Heidi’s cookbook recommendations: “Everyday Paleo, by Sarah Fragoso [$18.07 on Amazon]; Gluten-Free Cupcakes, by Elana Amsterdam [$11.55 on Amazon]; Make It Paleo, by Bill Staley and Hayley Mason [$19.20 on Amazon]; and Paleo Comfort Foods, by Julie and Charles Mayfield [$18.11 on Amazon]. They’re all great cookbooks.”
Paula touted the book Gluten-Free Baking. “The basic gluten-free mix given in that book is two cups brown rice flour, 2/3 cup potato starch, and 1/3 cup of tapioca starch. The other book I like is Wheat-Free Recipes and Menus, by Carol Fenster [$5.95 on Amazon].”

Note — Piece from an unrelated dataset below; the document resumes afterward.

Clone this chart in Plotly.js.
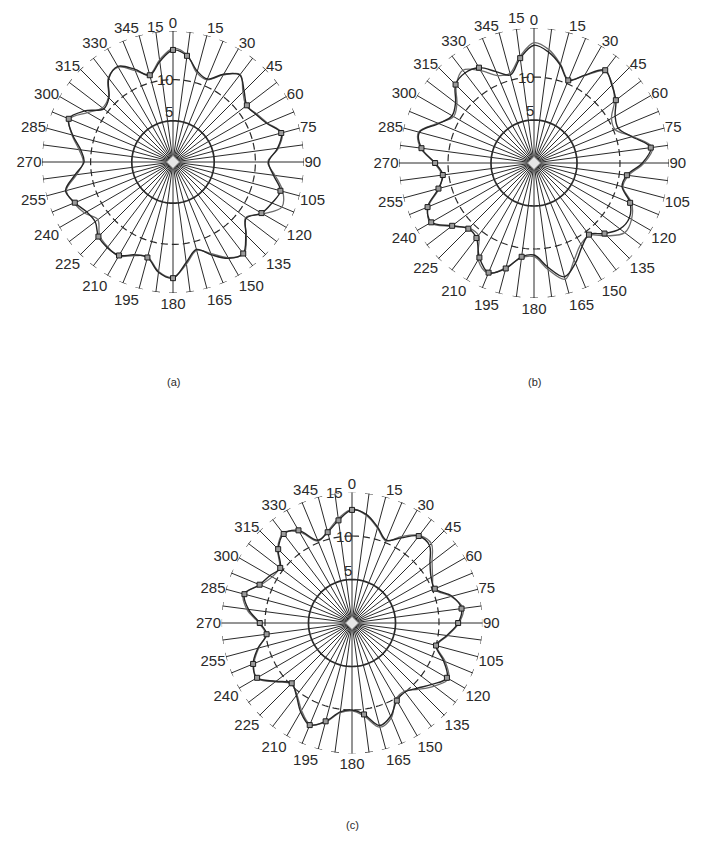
<!DOCTYPE html>
<html>
<head>
<meta charset="utf-8">
<script src="https://cdn.plot.ly/plotly-3.0.1.min.js"></script>
<style>
  html, body { margin: 0; padding: 0; background: #fff; }
  #chart { width: 702px; height: 845px; }
</style>
</head>
<body>
<div id="chart"></div>
<script>
// Spoke angles (degrees, clockwise from north) at which the profiles are sampled
const angleDeg = [0, 7.5, 15, 22.5, 30, 37.5, 45, 52.5, 60, 67.5, 75, 82.5,
  90, 97.5, 105, 112.5, 120, 127.5, 135, 142.5, 150, 157.5, 165, 172.5,
  180, 187.5, 195, 202.5, 210, 217.5, 225, 232.5, 240, 247.5, 255, 262.5,
  270, 277.5, 285, 292.5, 300, 307.5, 315, 322.5, 330, 337.5, 345, 352.5];

// Angles that carry a printed label
const labelAngles = [0, 15, 30, 45, 60, 75, 90, 105, 120, 135, 150, 165,
  180, 195, 210, 225, 240, 255, 270, 285, 300, 315, 330, 345];

// Radial tick values
const radialTicks = [5, 10, 15];

// Panel (a)
const aMarked = [13.6, 13.0, 11.4, 10.9, 12.3, 13.3, 12.2, 11.3, 11.6, 12.3, 13.6, 12.8,
  11.6, 12.3, 13.5, 13.0, 12.4, 11.2, 12.5, 14.0, 13.5, 12.2, 11.0, 12.3,
  14.1, 13.5, 12.0, 12.2, 13.1, 13.1, 12.8, 11.9, 12.1, 12.9, 13.5, 12.0,
  10.8, 11.3, 12.6, 13.7, 12.4, 10.6, 11.0, 12.8, 13.4, 12.2, 10.9, 12.3];
const aSmooth = [13.8, 13.1, 11.2, 10.8, 12.2, 13.4, 12.0, 11.2, 11.7, 12.4, 13.7, 12.9,
  11.5, 12.5, 13.8, 14.3, 12.6, 11.1, 12.6, 14.1, 13.4, 12.0, 11.1, 12.5,
  14.0, 13.4, 11.9, 12.3, 13.2, 13.0, 12.6, 11.5, 12.4, 13.0, 13.4, 11.8,
  10.9, 11.5, 12.7, 13.6, 12.0, 10.8, 11.1, 12.9, 13.3, 12.0, 11.0, 12.5];
const aSymbolAt = [0, 7.5, 52.5, 75, 105, 120, 142.5, 180, 195, 210, 225, 247.5, 292.5, 345];

// Panel (b)
const bMarked = [13.7, 13.0, 11.8, 10.4, 11.8, 13.6, 12.8, 12.0, 10.9, 10.6, 11.8, 13.7,
  12.6, 10.9, 10.6, 12.1, 12.8, 12.6, 11.6, 10.5, 11.2, 12.6, 13.7, 12.2,
  10.7, 11.0, 12.7, 13.8, 12.7, 11.0, 10.8, 12.0, 13.8, 13.4, 11.5, 10.7,
  11.5, 13.2, 13.8, 12.0, 11.0, 11.5, 12.9, 13.2, 12.8, 11.5, 10.6, 12.3];
const bSmooth = [14.0, 13.3, 11.9, 10.5, 11.7, 13.5, 12.9, 11.8, 10.4, 10.2, 11.9, 13.9,
  12.8, 11.1, 10.7, 12.3, 13.1, 13.3, 12.0, 10.6, 10.9, 12.2, 14.0, 12.5,
  10.9, 11.1, 12.6, 13.9, 13.0, 10.6, 10.7, 12.1, 13.9, 13.3, 11.4, 10.8,
  11.6, 13.3, 13.9, 12.1, 10.8, 11.3, 12.8, 13.6, 12.4, 11.0, 10.8, 12.5];
const bSymbolAt = [22.5, 37.5, 52.5, 82.5, 97.5, 112.5, 135, 142.5, 187.5, 195, 202.5, 210,
  217.5, 225, 232.5, 240, 247.5, 255, 262.5, 270, 277.5, 315, 330, 352.5];

// Panel (c)
const cMarked = [13.0, 12.6, 11.4, 10.3, 11.3, 12.6, 12.6, 11.3, 10.5, 10.3, 11.9, 12.7,
  12.2, 11.0, 10.0, 11.4, 12.6, 11.6, 10.6, 10.0, 10.3, 11.6, 12.2, 10.6,
  10.0, 10.3, 11.7, 12.7, 11.8, 10.5, 9.8, 11.0, 12.6, 12.3, 11.2, 9.9,
  10.6, 12.0, 12.8, 11.5, 10.9, 10.4, 12.0, 12.9, 12.3, 10.3, 10.8, 11.9];
const cSmooth = [13.1, 12.5, 11.3, 10.2, 11.5, 12.7, 12.9, 11.6, 10.7, 10.2, 11.8, 12.9,
  12.3, 11.1, 10.1, 11.6, 12.8, 11.9, 10.8, 9.9, 10.1, 11.8, 12.4, 10.8,
  10.1, 10.4, 11.8, 12.6, 11.6, 10.4, 9.9, 11.1, 12.7, 12.2, 11.1, 10.0,
  10.7, 12.2, 12.9, 11.4, 10.6, 10.5, 12.1, 13.0, 12.1, 10.2, 10.9, 12.1];
const cSymbolAt = [0, 37.5, 67.5, 82.5, 90, 105, 120, 150, 172.5, 195, 202.5, 225,
  240, 247.5, 262.5, 270, 285, 292.5, 307.5, 315, 322.5, 330, 345, 352.5];

const FONT = 'Liberation Sans, Arial, sans-serif';
const INK = '#2a2a2a';
const W = 702, H = 845;

// Panel geometry in page pixels: centre, outer (spoke-end) radius, radial max,
// and how far above the centre the outermost radial label sits
const panels = [
  { key: 'polar',  cx: 173, cy: 162, rad: 131,   rmax: 15.9, topLabel: 135, marked: aMarked, smooth: aSmooth, symbolAt: aSymbolAt, cap: '(a)', capY: 382 },
  { key: 'polar2', cx: 534, cy: 163, rad: 135,   rmax: 15.7, topLabel: 146, marked: bMarked, smooth: bSmooth, symbolAt: bSymbolAt, cap: '(b)', capY: 382 },
  { key: 'polar3', cx: 352, cy: 623, rad: 130.5, rmax: 15.0, topLabel: 130, marked: cMarked, smooth: cSmooth, symbolAt: cSymbolAt, cap: '(c)', capY: 825 }
];

const closeLoop = arr => arr.concat([arr[0]]);
const thetaClosed = angleDeg.concat([360]);
const tickText = angleDeg.map(a => labelAngles.includes(a) ? String(a) : '');

const traces = [];
const layout = {
  width: W, height: H,
  margin: { l: 0, r: 0, t: 0, b: 0 },
  paper_bgcolor: '#fff',
  showlegend: false,
  font: { family: FONT, color: INK },
  annotations: []
};

panels.forEach(p => {
  const sub = p.key;
  const unit = p.rad / p.rmax;          // pixels per radial unit

  // reference circles: solid at 5, dashed at 10
  const ring = [];
  for (let t = 0; t <= 360; t += 2) ring.push(t);
  traces.push({ type: 'scatterpolar', subplot: sub, mode: 'lines', hoverinfo: 'skip',
    r: ring.map(() => radialTicks[0]), theta: ring,
    line: { color: INK, width: 1.7 } });
  traces.push({ type: 'scatterpolar', subplot: sub, mode: 'lines', hoverinfo: 'skip',
    r: ring.map(() => radialTicks[1]), theta: ring,
    line: { color: INK, width: 1.2, dash: '7px,4px' } });

  // T-shaped end caps on every spoke
  const halfW = 4 / unit;
  const rc = Math.sqrt(p.rmax * p.rmax + halfW * halfW);
  const dt = Math.atan(halfW / p.rmax) * 180 / Math.PI;
  const capR = [], capT = [];
  angleDeg.forEach(a => { capR.push(rc, rc, null); capT.push(a - dt, a + dt, null); });
  traces.push({ type: 'scatterpolar', subplot: sub, mode: 'lines', hoverinfo: 'skip',
    cliponaxis: false, connectgaps: false,
    r: capR, theta: capT, line: { color: INK, width: 1.1 } });

  // smoothed profile
  traces.push({ type: 'scatterpolar', subplot: sub, mode: 'lines',
    r: closeLoop(p.smooth), theta: thetaClosed,
    line: { color: '#6d6d6d', width: 1.3, shape: 'spline', smoothing: 1 } });

  // measured profile
  traces.push({ type: 'scatterpolar', subplot: sub, mode: 'lines',
    r: closeLoop(p.marked), theta: thetaClosed,
    line: { color: '#262626', width: 1.4, shape: 'spline', smoothing: 1 } });

  // square symbols on the measured profile
  traces.push({ type: 'scatterpolar', subplot: sub, mode: 'markers',
    r: p.symbolAt.map(a => p.marked[angleDeg.indexOf(a)]), theta: p.symbolAt,
    marker: { symbol: 'square', size: 5, color: '#9a9a9a', line: { color: '#1e1e1e', width: 1 } } });

  // centre marker
  traces.push({ type: 'scatterpolar', subplot: sub, mode: 'markers', hoverinfo: 'skip',
    r: [0], theta: [0],
    marker: { symbol: 'diamond', size: 10, color: '#e6e6e6', line: { color: '#9a9a9a', width: 1 } } });

  layout[sub] = {
    domain: {
      x: [(p.cx - p.rad) / W, (p.cx + p.rad) / W],
      y: [1 - (p.cy + p.rad) / H, 1 - (p.cy - p.rad) / H]
    },
    bgcolor: 'rgba(0,0,0,0)',
    radialaxis: {
      range: [0, p.rmax],
      showticklabels: false, showgrid: false, showline: false, ticks: '', angle: 90
    },
    angularaxis: {
      rotation: 90, direction: 'clockwise',
      tickmode: 'array', tickvals: angleDeg, ticktext: tickText,
      showgrid: true, gridcolor: INK, gridwidth: 1,
      showline: false, ticks: '',
      tickfont: { family: FONT, size: 15, color: INK }
    }
  };

  // radial tick labels beside the 0° spoke
  const radialLabel = (txt, xRight, yPx, yAnchor) => ({
    text: txt, xref: 'paper', yref: 'paper', showarrow: false,
    x: xRight / W, y: 1 - yPx / H, xanchor: 'right', yanchor: yAnchor,
    borderpad: 0, font: { family: FONT, size: 15, color: INK }
  });
  layout.annotations.push(radialLabel(String(radialTicks[0]), p.cx + 1, p.cy - radialTicks[0] * unit, 'bottom'));
  layout.annotations.push(radialLabel(String(radialTicks[1]), p.cx + 2, p.cy - radialTicks[1] * unit, 'middle'));
  layout.annotations.push(radialLabel(String(radialTicks[2]), p.cx - 8, p.cy - p.topLabel, 'middle'));

  layout.annotations.push({
    text: p.cap, xref: 'paper', yref: 'paper',
    x: p.cx / W, y: 1 - p.capY / H, showarrow: false,
    xanchor: 'center', yanchor: 'middle',
    font: { family: FONT, size: 11, color: INK }
  });
});

Plotly.newPlot('chart', traces, layout, { staticPlot: true, displayModeBar: false });
</script>
</body>
</html>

Paula uses a rice flour online that she’s found to be less gritty than other brands. “I order Authentic Foods super-fine brown rice flour [three pounds for $12.30 at authenticfoods.com]. The flour is ground so fine — it works well in recipes. Authentic Foods also sells ultra-fine white rice flour and many other products for gluten-free baking.”
As for cake mixes, “Trader Joe’s gluten-free brownie baking mix is good,” said Paula, “though I add two eggs instead of the one called for in the recipe, and I substitute butter for the oil. And for a gluten-free mix, the price is reasonable [$3.99 for 16 ounces].”
Paula also uses the rice-flour breads from Trader Joe’s. “I find that gluten-free bread tastes better toasted. Our family likes the Trader Joe’s whole-grain brown-rice bread [$3.99 for 20 ounces] and the multi-grain brown-rice bread [$3.99 for 20 ounces].”